(San Francisco) Un site web qui encourage le public à dénoncer des avortements illégaux au Texas s’est vu notifier de son éviction par son hébergeur internet, une des mesures prises par des sociétés de la tech après l’entrée en vigueur d’une loi qui interdit la majorité des interruptions de grossesse dans cet État américain, même en cas d’inceste ou de viol.

Le site prolifewhistleblower.com a été mis en place par le groupe texan anti-avortement Right to Life (« droit à la vie ») pour récolter des « tuyaux » ou des dénonciations concernant des personnes et organisations qui aideraient une femme à se faire avorter dans cet État conservateur (un proche, un chauffeur Uber, un médecin…) après 6 semaines de grossesse.

Depuis mercredi, une loi y prévoit que ces plaignants perçoivent au moins 10 000 dollars de « dédommagement » en cas de condamnation, une « prime à la délation », selon ses détracteurs.  

Mais vendredi, un clic sur le bouton « tuyaux » du site web dirigeait l’utilisateur vers une page intitulée « Accès refusé-Pare-feu de GoDaddy ».

CAPTURE D’ÉCRAN DU SITE PROLIFEWHISTLEBLOWER.COM

Le fournisseur de services en lignes GoDaddy a en effet informé jeudi le site qu’il enfreignait son règlement et qu’il avait « 24 heures pour changer d’hébergeur », d’après un porte-parole.

Les règles de GoDaddy stipulent que les utilisateurs ne peuvent pas collecter d’informations sur des personnes sans leur consentement.

« Nous ne serons pas réduits au silence », a assuré Kimberlyn Schwartz, directrice de la communication de Right to Life, sollicitée par l’AFP.

« Personne ne peut nous empêcher de sauver des vies.

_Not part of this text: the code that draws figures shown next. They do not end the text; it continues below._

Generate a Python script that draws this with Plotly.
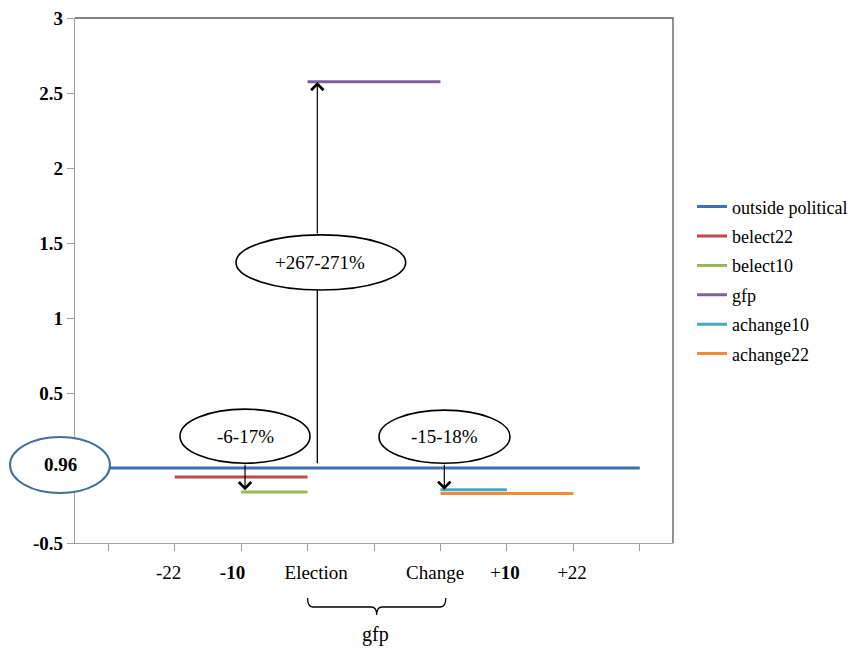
import plotly.graph_objects as go

# ---------------- data ----------------
positions = list(range(9))  # category slots along the x axis
tick_positions = [0.91, 1.87, 3.13, 4.92, 5.97, 6.98]
tick_labels = ["-22", "<b>-10</b>", "Election", "Change", "+<b>10</b>", "+22"]

y_tick_values = [-0.5, 0, 0.5, 1, 1.5, 2, 2.5, 3]
y_tick_labels = ["-0.5", "", "0.5", "1", "1.5", "2", "2.5", "3"]  # 0 is hidden behind the 0.96 ellipse

series_names = ["outside political", "belect22", "belect10", "gfp", "achange10", "achange22"]
outside_political = [0, 0, 0, 0, 0, 0, 0, 0, 0]
belect22 = [None, -0.06, -0.06, -0.06, None, None, None, None, None]
belect10 = [None, None, -0.16, -0.16, None, None, None, None, None]
gfp = [None, None, None, 2.575, 2.575, 2.575, None, None, None]
achange10 = [None, None, None, None, None, -0.145, -0.145, None, None]
achange22 = [None, None, None, None, None, -0.17, -0.17, -0.17, None]
series_values = [outside_political, belect22, belect10, gfp, achange10, achange22]
series_colors = ["#3F6FAE", "#BE4B48", "#98B954", "#7D60A0", "#46AAC4", "#F28A3C"]

baseline_label = "0.96"
callouts = ["-6-17%", "+267-271%", "-15-18%"]
brace_label = "gfp"

FONT = "Liberation Serif, DejaVu Serif, Times New Roman, serif"

fig = go.Figure()
for name, vals, col in zip(series_names, series_values, series_colors):
    fig.add_trace(go.Scatter(
        x=positions, y=vals, mode="lines", name=name,
        line=dict(color=col, width=3), legendgroup=name,
        connectgaps=False, hoverinfo="skip"))

shapes = []
# top/right frame
shapes.append(dict(type="path", xref="x domain", yref="y domain",
                   path="M0,1 L1,1 L1,0", line=dict(color="#595959", width=1.3),
                   layer="above"))
# ellipses (callouts)
shapes.append(dict(type="circle", xref="x", yref="y", x0=1.080, x1=3.037, y0=0.032, y1=0.3925,
                   line=dict(color="black", width=1.6), fillcolor="white", layer="above"))
shapes.append(dict(type="circle", xref="x", yref="y", x0=1.923, x1=4.477, y0=1.187, y1=1.554,
                   line=dict(color="black", width=1.6), fillcolor="white", layer="above"))
shapes.append(dict(type="circle", xref="x", yref="y", x0=4.075, x1=6.047, y0=0.032, y1=0.386,
                   line=dict(color="black", width=1.6), fillcolor="white", layer="above"))
# baseline ellipse covering the 0 tick
shapes.append(dict(type="circle", xref="paper", yref="paper", x0=-0.1087, x1=0.0585, y0=0.0952, y1=0.2019,
                   line=dict(color="#41719C", width=2), fillcolor="white", layer="above"))
# vertical line under the +267-271% callout
shapes.append(dict(type="line", xref="x", yref="y", x0=3.147, x1=3.147, y0=0.032, y1=1.187,
                   line=dict(color="black", width=1.3), layer="above"))
# brace under Election..Change
shapes.append(dict(type="path", xref="x", yref="paper",
                   path="M3.0,-0.1048 Q3.0,-0.1219 3.08,-0.1219 L3.96,-0.1219 Q4.04,-0.1219 4.04,-0.137 "
                        "Q4.04,-0.1219 4.12,-0.1219 L5.0,-0.1219 Q5.08,-0.1219 5.08,-0.1048",
                   line=dict(color="black", width=1.3)))

annotations = []
tf = dict(family=FONT, size=19, color="black")
common = dict(showarrow=False, xanchor="center", yanchor="middle")
annotations.append(dict(x=2.059, y=0.212, xref="x", yref="y", text=callouts[0], font=tf, **common))
annotations.append(dict(x=3.187, y=1.367, xref="x", yref="y", text=callouts[1], font=tf, **common))
annotations.append(dict(x=5.06, y=0.212, xref="x", yref="y", text=callouts[2], font=tf, **common))
annotations.append(dict(x=-0.025, y=0.1486, xref="paper", yref="paper", text="<b>" + baseline_label + "</b>",
                        font=dict(family=FONT, size=19, color="black"), **common))
annotations.append(dict(x=4.03, y=-0.175, xref="x", yref="paper", text=brace_label,
                        font=dict(family=FONT, size=20, color="black"), **common))
# arrows
for xa, ytail, yhead in [(2.059, 0.032, -0.148), (3.147, 1.554, 2.573), (5.058, 0.032, -0.145)]:
    annotations.append(dict(x=xa, y=yhead, xref="x", yref="y", ax=xa, ay=ytail, axref="x", ayref="y",
                            text="", showarrow=True, arrowhead=4, arrowsize=2, arrowwidth=1.2,
                            arrowcolor="black", standoff=0, startstandoff=0))

fig.update_layout(
    width=859, height=650,
    margin=dict(l=75, r=186, t=18, b=107, autoexpand=False),
    paper_bgcolor="white", plot_bgcolor="white",
    showlegend=True,
    legend=dict(x=1.0318, xanchor="left", y=0.6754, yanchor="top",
                font=dict(family=FONT, size=18, color="black"),
                traceorder="grouped", tracegroupgap=3, bgcolor="rgba(0,0,0,0)"),
    shapes=shapes, annotations=annotations,
)
fig.update_xaxes(range=[-0.5, 8.5], showgrid=False, zeroline=False, showline=True,
                 linecolor="#A0A0A0", linewidth=1.3,
                 tickmode="array", tickvals=tick_positions, ticktext=tick_labels, ticks="",
                 tickfont=dict(family=FONT, size=19, color="black"),
                 minor=dict(tickmode="array", tickvals=positions, ticks="outside", ticklen=7,
                            tickcolor="#A0A0A0", tickwidth=1, showgrid=False),
                 ticklabelstandoff=12)
fig.update_yaxes(range=[-0.5, 3], showgrid=False, zeroline=False, showline=True,
                 linecolor="#A0A0A0", linewidth=1.3,
                 tickmode="array", tickvals=y_tick_values, ticktext=y_tick_labels,
                 ticks="outside", ticklen=7, tickcolor="#A0A0A0",
                 tickfont=dict(family=FONT, size=19, color="black", weight="bold"))

fig.write_html("out.html")
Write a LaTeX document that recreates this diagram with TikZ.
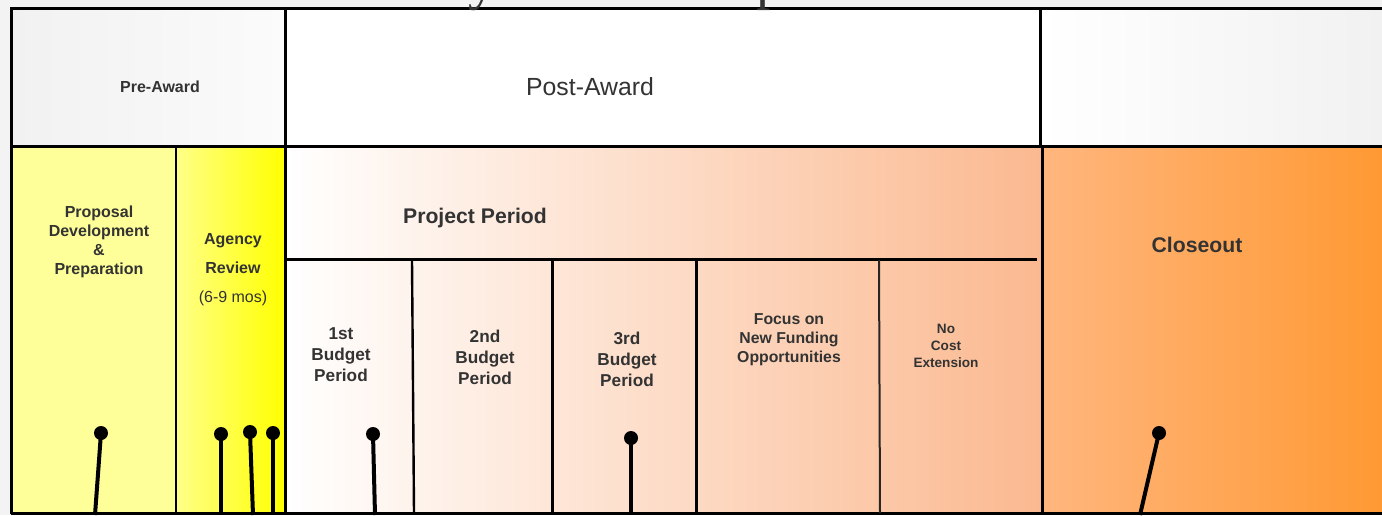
\documentclass[tikz,border=0pt]{standalone}
\usepackage{fontspec}
\setmainfont{Liberation Sans}
\newfontfamily\titlefont{Liberation Serif}
\definecolor{txt}{HTML}{333333}
\definecolor{bggray}{HTML}{F3F3F3}
\definecolor{grayA}{HTML}{F1F1F1}
\definecolor{grayB}{HTML}{FBFBFB}
\definecolor{yelA}{HTML}{FFFF99}
\definecolor{yelB}{HTML}{FFFF88}
\definecolor{yelC}{HTML}{FFFF00}
\definecolor{peachA}{HTML}{FDE4D6}
\definecolor{peachB}{HTML}{FBB990}
\definecolor{orA}{HTML}{FFB67E}
\definecolor{orB}{HTML}{FF9933}
\begin{document}
\begin{tikzpicture}[x=0.5pt,y=-0.5pt,
  rule/.style={draw=black,line width=1.5pt},
  midrule/.style={draw=black,line width=1.2pt},
  thinrule/.style={draw=black!85,line width=1pt},
  lbl/.style={font=\bfseries\fontsize{8}{9.5}\selectfont,text=txt,align=center,inner sep=0pt},
  big/.style={font=\bfseries\fontsize{10.6}{12}\selectfont,text=txt,align=center,inner sep=0pt},
  bud/.style={font=\bfseries\fontsize{8.6}{10.5}\selectfont,text=txt,align=center,inner sep=0pt},
  pin/.style={circle,fill=black,inner sep=0pt,minimum size=7pt},
  stem/.style={draw=black,line width=2pt}]
\useasboundingbox (0,0) rectangle (1382,515);
\clip (0,0) rectangle (1382,515);
\fill[bggray] (0,0) rectangle (1382,515);
% top row cells
\shade[left color=grayA,right color=grayB] (11,8) rectangle (285,146);
\fill[white] (285,8) rectangle (1040,146);
\shade[left color=white,right color=grayA] (1040,8) rectangle (1382,146);
% bottom row cells
\fill[yelA] (11,146) rectangle (176,513);
\shade[left color=yelB,right color=yelC] (176,146) rectangle (285,513);
\shade[left color=white,middle color=peachA,right color=peachB] (285,146) rectangle (1042,513);
\shade[left color=orA,right color=orB] (1042,146) rectangle (1382,513);
% grid lines
\draw[rule] (10,8) -- (1382,8);
\draw[rule] (11,8) -- (11,514);
\draw[rule] (11,146) -- (1382,146);
\draw[rule] (11,513) -- (1382,513);
\draw[rule] (285,8) -- (285,514);
\draw[rule] (1040,8) -- (1040,147);
\draw[rule] (1042,146) -- (1042,514);
\draw[midrule] (176,146) -- (176,513);
\draw[rule] (285,259) -- (1037,259);
\draw[midrule] (412,260) -- (414,513);
\draw[rule] (552,260) -- (552,513);
\draw[rule] (696,260) -- (696,513);
\draw[thinrule] (879,260) -- (880,513);
% title (cut off by the top edge)
\node[font=\titlefont\fontsize{28.4}{30}\selectfont,text=txt,anchor=base,inner sep=0pt] (title) at (736,-1.5) {Cycle of a Proposal/Award};
% header texts
\node[lbl] (pre) at (160,87) {Pre-Award};
\node[font=\fontsize{12.4}{14}\selectfont,text=txt,inner sep=0pt] (post) at (590,87) {Post-Award};
\node[lbl,font=\bfseries\fontsize{8}{9.6}\selectfont] (prop) at (99,242) {Proposal\\Development\\\&\\Preparation};
\node[lbl] (ag1) at (233,241) {Agency};
\node[lbl] (ag2) at (233,268) {Review};
\node[lbl,font=\fontsize{8}{9.5}\selectfont] (ag3) at (233,298) {(6-9 mos)};
\node[big] (proj) at (475,218) {Project Period};
\node[big] (close) at (1197,245) {Closeout};
\node[bud] (b1) at (341,355) {1st\\Budget\\Period};
\node[bud] (b2) at (485,357) {2nd\\Budget\\Period};
\node[bud] (b3) at (627,359) {3rd\\Budget\\Period};
\node[lbl,font=\bfseries\fontsize{7.9}{9.5}\selectfont] (focus) at (789,340) {Focus on\\New Funding\\Opportunities};
\node[lbl,font=\bfseries\fontsize{6.8}{8.5}\selectfont] (nce) at (946,346) {No\\Cost\\Extension};
% pins
\node[pin] (p1) at (101,433) {};
\node[pin] (p2) at (221,434) {};
\node[pin] (p3) at (250,432) {};
\node[pin] (p4) at (273,433) {};
\node[pin] (p5) at (373,434) {};
\node[pin] (p6) at (631,438) {};
\node[pin] (p7) at (1159,433) {};
\coordinate (e1) at (95,515);
\coordinate (e2) at (221,515);
\coordinate (e3) at (253,515);
\coordinate (e4) at (273,515);
\coordinate (e5) at (375,515);
\coordinate (e6) at (631,515);
\coordinate (e7) at (1140,515);
\foreach \i in {1,...,7} {\draw[stem] (p\i.center) -- (e\i);}
\end{tikzpicture}
\end{document}
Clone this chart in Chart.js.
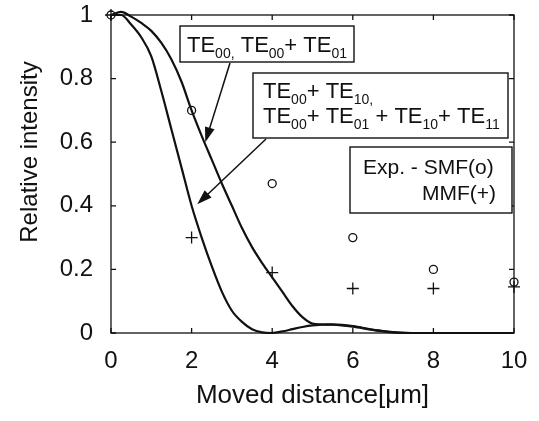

Nous n’avons pas peur. Nous ne reculerons pas. Notre équipe de techniciens a déjà entrepris le transfert vers un autre service et le site sera de nouveau opérationnel dans les 24-48 heures », a-t-elle précisé.

Des internautes, encouragés par des organisations de défense des droits humains, ont par ailleurs inondé le site web de fausses dénonciations. Sur les réseaux sociaux, comme TikTok et Instagram, des activistes font part de leurs efforts pour créer des robots qui bombardent le site de cette façon.

« En tant que femme au Texas »

Uber et Lyft, les deux leaders américains des réservations de voitures avec chauffeur, ont de leur côté annoncé vendredi qu’ils couvriraient les frais légaux des conducteurs, en cas de dénonciation contre eux dans le cadre de la nouvelle loi.

Bumble et Match group (Tinder, OkCupid..), dont les sièges se trouvent au Texas, vont créer des fonds de soutien. L’application de rencontres en ligne Bumble veut ainsi « soutenir les droits et des femmes et personnes qui veulent avorter au Texas », a tweeté mercredi l’entreprise fondée et dirigée par des femmes.

« Notre société ne prend d’ordinaire pas parti politiquement, à moins que cela ne concerne nos affaires. Mais dans ce cas, moi, personnellement, en tant que femme au Texas, je ne pouvais pas rester silencieuse », a écrit Shar Dubey, la patronne de Match, dans un mémo interne relayé sur Twitter.

« Tout le monde doit bien voir le danger posé par une loi aussi punitive et injuste que celle-ci, qui ne fait même pas d’exception pour les victimes de viol ou d’inceste. Je détesterais que notre État fasse un tel pas en arrière dans les droits des femmes », a-t-elle ajouté.

La loi entrée en vigueur mercredi interdit d’avorter dès que les battements de cœur de l’embryon sont détectés, soit à environ six semaines de grossesse, quand la plupart des femmes ignorent être enceintes. Seule l’urgence médicale justifie une exception.

Jusqu’à présent, les textes similaires d’autres États américains avaient été invalidés en justice, mais cette fois-ci la Cour suprême fédérale a refusé de bloquer la loi.

Selon la législation texane, il ne revient pas aux autorités de faire respecter la mesure, mais aux citoyens, encouragés à porter plainte au civil.

« La chose la plus pernicieuse […] est que cela crée une sorte de système de justiciers autoproclamés, avec des gens qui perçoivent des récompenses », a déploré le président américain Joe Biden à la presse à la Maison-Blanche vendredi.

« Cela semble ridicule, presque anti-Américain », a-t-il continué.